Who is attacking your network?
There is growing awareness of the security risk of insider threats, but there is no one type of insider. Tom Cross of Lancope looks at the faces and motivations behind insider threats
Long overshadowed by APTs, zero-day malware and other external threats, the insider threat is finally beginning to gain some awareness. In a recent survey conducted by Lancope, the insider threat was a major concern to respondents, with 40% citing it as a top risk to their organisation. Out of those surveyed who cited just one main risk to their organisation, the insider threat was their top pick. Recent news events such as the WikiLeaks disclosures have also brought the insider threat into focus.
It is important to understand what people really mean when they say ‘insider threat’. There are several types of insider threat, and each type requires different approaches from an information security program.
Who Is the Insider Threat?
At Lancope, we view the insider threat as three distinct categories of threat actor:
- Negligent Insiders — Insiders who accidentally expose data – such as an employee who forgets their laptop on an airplane.
- Malicious Insiders — Insiders who intentionally steal data or destroy systems — such as a disgruntled employee who deletes some records on his last day of work.
- Compromised Insiders — Insiders whose access credentials or computers have been compromised by an outside attacker.
When people talk about the insider threat, they are often referring to negligent insiders who accidentally harm systems or leak data due to carelessness. However, the other categories of insider threat also represent significant challenges for organisations. It is important to understand what impact each category of insider threat has for your organisation.
Negligent insiders don’t mean to do anything wrong — they are just employees who have access to sensitive data and inadvertently lose control of it. A large number of security incidents and data breaches fit this description.
Various measures can be used to deter negligent activity and ‘keep honest people honest’. Access controls can prevent people from obtaining sensitive data that they do not need in order to do their jobs. Encryption of data at rest can also help prevent data loss by negligent insiders in the event that they lose their laptops or other equipment. User education also matters here. Anything you can do to get employees to be more conscientious with company data can have a positive impact – for example, providing dummy datasets to developers so that they don’t work with real PII information on development systems. You want the path of least resistance for people to get their jobs done to also be a path that protects sensitive data.

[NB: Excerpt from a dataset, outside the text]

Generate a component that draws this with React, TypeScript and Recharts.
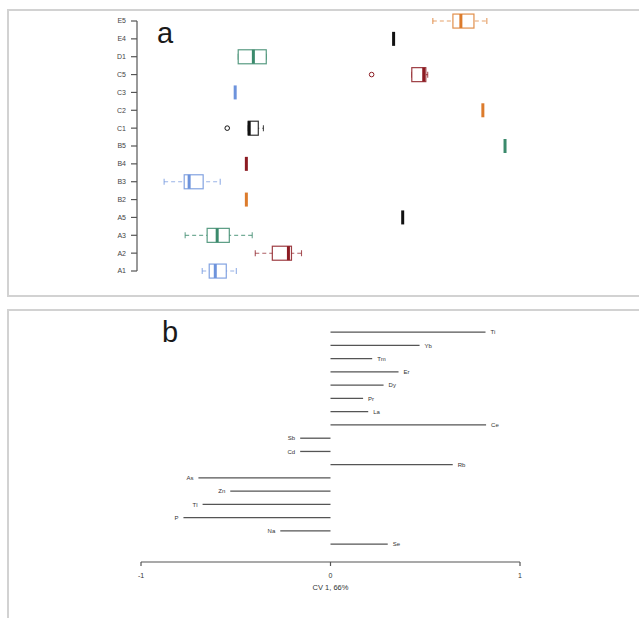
import React from 'react';
import { ComposedChart, Bar, Scatter, XAxis, YAxis } from 'recharts';

// ---------- Panel a: box plots ----------
const boxCategories = ['E5', 'E4', 'D1', 'C5', 'C3', 'C2', 'C1', 'B5', 'B4', 'B3', 'B2', 'A5', 'A3', 'A2', 'A1'];
const boxLow = [0.54, 0.333, -0.487, 0.429, -0.503, 0.804, -0.434, 0.921, -0.444, -0.878, -0.444, 0.381, -0.767, -0.397, -0.677];
const boxQ1 = [0.646, 0.333, -0.487, 0.429, -0.503, 0.804, -0.434, 0.921, -0.444, -0.772, -0.444, 0.381, -0.651, -0.307, -0.64];
const boxMedian = [0.688, 0.333, -0.407, 0.492, -0.503, 0.804, -0.429, 0.921, -0.444, -0.746, -0.444, 0.381, -0.598, -0.222, -0.608];
const boxQ3 = [0.757, 0.333, -0.339, 0.503, -0.503, 0.804, -0.381, 0.921, -0.444, -0.672, -0.444, 0.381, -0.534, -0.206, -0.55];
const boxHigh = [0.825, 0.333, -0.339, 0.513, -0.503, 0.804, -0.354, 0.921, -0.444, -0.582, -0.444, 0.381, -0.413, -0.153, -0.497];
const boxOutlier: (number | null)[] = [null, null, null, 0.217, null, null, -0.545, null, null, null, null, null, null, null, null];
const groupColors = ['#dc7b2c', '#111111', '#3b8a6c', '#8c1b22', '#6d93dc'];

// ---------- Panel b: loadings ----------
const cvElements = ['Ti', 'Yb', 'Tm', 'Er', 'Dy', 'Pr', 'La', 'Ce', 'Sb', 'Cd', 'Rb', 'As', 'Zn', 'Tl', 'P', 'Na', 'Se'];
const cvLoadings = [0.818, 0.47, 0.22, 0.359, 0.28, 0.172, 0.199, 0.821, -0.16, -0.16, 0.645, -0.697, -0.529, -0.675, -0.776, -0.265, 0.302];
const cvTicks = [-1, 0, 1];
const cvAxisTitle = 'CV 1, 66%';

const boxData = boxCategories.map((cat, i) => ({
  cat,
  whisker: [boxLow[i], boxHigh[i]],
  box: [boxQ1[i], boxQ3[i]],
  med: boxMedian[i],
  out: boxOutlier[i],
  color: groupColors[i % groupColors.length],
}));

const cvData = cvElements.map((name, i) => ({ name, v: cvLoadings[i] }));

const WhiskerShape = (props: any) => {
  const { x, y, width, height, payload } = props;
  if (!payload || !isFinite(width) || Math.abs(width) < 0.5) return <g />;
  const cy = y + height / 2;
  const c = payload.color;
  const x2 = x + width;
  return (
    <g>
      <line x1={x} x2={x2} y1={cy} y2={cy} stroke={c} strokeOpacity={0.7} strokeWidth={1.1} strokeDasharray="4 3" />
      <line x1={x} x2={x} y1={y} y2={y + height} stroke={c} strokeOpacity={0.75} strokeWidth={1.1} />
      <line x1={x2} x2={x2} y1={y} y2={y + height} stroke={c} strokeOpacity={0.75} strokeWidth={1.1} />
    </g>
  );
};

const BoxShape = (props: any) => {
  const { x, y, width, height, payload } = props;
  if (!payload || !isFinite(width) || Math.abs(width) < 0.5) return <g />;
  const left = Math.min(x, x + width);
  return (
    <rect x={left} y={y} width={Math.abs(width)} height={height} fill="#ffffff" stroke={payload.color} strokeOpacity={0.85} strokeWidth={1.2} />
  );
};

const MedianShape = (props: any) => {
  const { cx, cy, payload } = props;
  if (!payload || cx == null || cy == null) return <g />;
  return <line x1={cx} x2={cx} y1={cy - 7} y2={cy + 7} stroke={payload.color} strokeWidth={3} />;
};

const OutlierShape = (props: any) => {
  const { cx, cy, payload } = props;
  if (!payload || payload.out == null || cx == null || cy == null || !isFinite(cx)) return <g />;
  return <circle cx={cx} cy={cy} r={2.3} fill="none" stroke={payload.color} strokeWidth={1} />;
};

const LoadingShape = (props: any) => {
  const { x, y, width, height, payload } = props;
  if (!payload) return <g />;
  const cy = y + height / 2;
  const a = x;
  const b = x + width;
  const lo = Math.min(a, b);
  const hi = Math.max(a, b);
  const neg = payload.v < 0;
  return (
    <g>
      <line x1={lo} x2={hi} y1={cy} y2={cy} stroke="#555555" strokeWidth={1.3} />
      <text
        x={neg ? lo - 5 : hi + 5}
        y={cy}
        dy="0.35em"
        textAnchor={neg ? 'end' : 'start'}
        fontSize={6}
        fill="#333333"
      >
        {payload.name}
      </text>
    </g>
  );
};

const bandPad = { top: -8.93, bottom: -8.93 };

export default function App() {
  return (
    <div
      style={{
        position: 'absolute',
        left: 0,
        top: 0,
        width: 639,
        height: 618,
        background: '#ffffff',
        overflow: 'hidden',
        fontFamily: '"Liberation Sans", Arial, sans-serif',
      }}
    >
      <div style={{ position: 'absolute', left: 7, top: 9, width: 700, height: 288, boxSizing: 'border-box', border: '2px solid #d2d2d2' }} />
      <div style={{ position: 'absolute', left: 7, top: 309, width: 700, height: 400, boxSizing: 'border-box', border: '2px solid #d2d2d2' }} />

      <div style={{ position: 'absolute', left: 0, top: 0 }}>
        <ComposedChart width={639} height={300} data={boxData} layout="vertical" margin={{ top: 21, right: 119, bottom: 29, left: 107 }}>
          <XAxis type="number" domain={[-1, 1]} hide padding={{ left: 4, right: 0 }} />
          <YAxis
            yAxisId="main"
            type="category"
            dataKey="cat"
            allowDuplicatedCategory={false}
            width={30}
            padding={bandPad}
            tickSize={6}
            tickMargin={5}
            interval={0}
            axisLine={{ stroke: '#555555', strokeWidth: 1.2 }}
            tickLine={{ stroke: '#555555', strokeWidth: 1.2 }}
            tick={{ fontSize: 7, fill: '#444444' }}
          />
          <YAxis yAxisId="whisk" type="category" dataKey="cat" hide width={0} padding={bandPad} />
          <YAxis yAxisId="box" type="category" dataKey="cat" hide width={0} padding={bandPad} />
          <Bar yAxisId="whisk" dataKey="whisker" barSize={6} shape={WhiskerShape} isAnimationActive={false} />
          <Bar yAxisId="box" dataKey="box" barSize={14} shape={BoxShape} isAnimationActive={false} />
          <Scatter yAxisId="main" dataKey="med" shape={MedianShape} isAnimationActive={false} />
          <Scatter yAxisId="main" dataKey="out" shape={OutlierShape} isAnimationActive={false} />
        </ComposedChart>
      </div>

      <div style={{ position: 'absolute', left: 0, top: 300 }}>
        <ComposedChart width={639} height={318} data={cvData} layout="vertical" margin={{ top: 25.4, right: 119, bottom: 26, left: 141 }}>
          <XAxis
            type="number"
            domain={[-1, 1]}
            ticks={cvTicks}
            height={30}
            tickSize={4}
            tickMargin={7}
            axisLine={{ stroke: '#555555', strokeWidth: 1.2 }}
            tickLine={{ stroke: '#555555', strokeWidth: 1.2 }}
            tick={{ fontSize: 7, fill: '#333333' }}
            label={{ value: cvAxisTitle, position: 'insideBottom', offset: 2, fontSize: 7.5, fill: '#333333' }}
          />
          <YAxis type="category" dataKey="name" hide width={0} padding={{ top: 0, bottom: 11.4 }} />
          <Bar dataKey="v" shape={LoadingShape} isAnimationActive={false} />
        </ComposedChart>
      </div>

      <div style={{ position: 'absolute', left: 157, top: 19, fontSize: 29, lineHeight: 1, color: '#1a1a1a' }}>a</div>
      <div style={{ position: 'absolute', left: 162, top: 318, fontSize: 29, lineHeight: 1, color: '#1a1a1a' }}>b</div>
    </div>
  );
}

Malicious insiders are employees who intentionally set out to harm the organisation either by stealing data or damaging systems. In most cases, malicious insiders were once happy employees — cases of malicious attacks on computer systems by employees often result from a breakdown in the relationship between the employee and the company, which can happen for a variety of reasons.
Research by the CERT Insider Threat Center at Carnegie Mellon University surrounding hundreds of real-world cases of attack by malicious insiders has shown that most incidents fit into one of three categories:
- IT Sabotage — Someone destroys data or systems on the network.
- Fraud — Someone is stealing confidential data from the network for financial gain.
- Theft of Intellectual Property — Someone is stealing intellectual property for competitive advantage or business gain.
The motivations that turn insiders against their organisations are diverse, and can include job or career dissatisfaction, when someone is extremely dissatisfied with their current work or career situation, they may attempt to harm their employer by destroying or stealing data; monetary gain, when exposed to valuable data that could make them money on the black market, some employees will be unable to resist the temptation to steal and sell it; and espionage, both nations and corporations have been known to plant insiders within organisations for the sole purpose of stealing trade secrets and intellectual property for espionage. Another motivation is activism - activists are associated with a particular ideological movement, and can use the theft and exposure of confidential data to bring attention to their cause.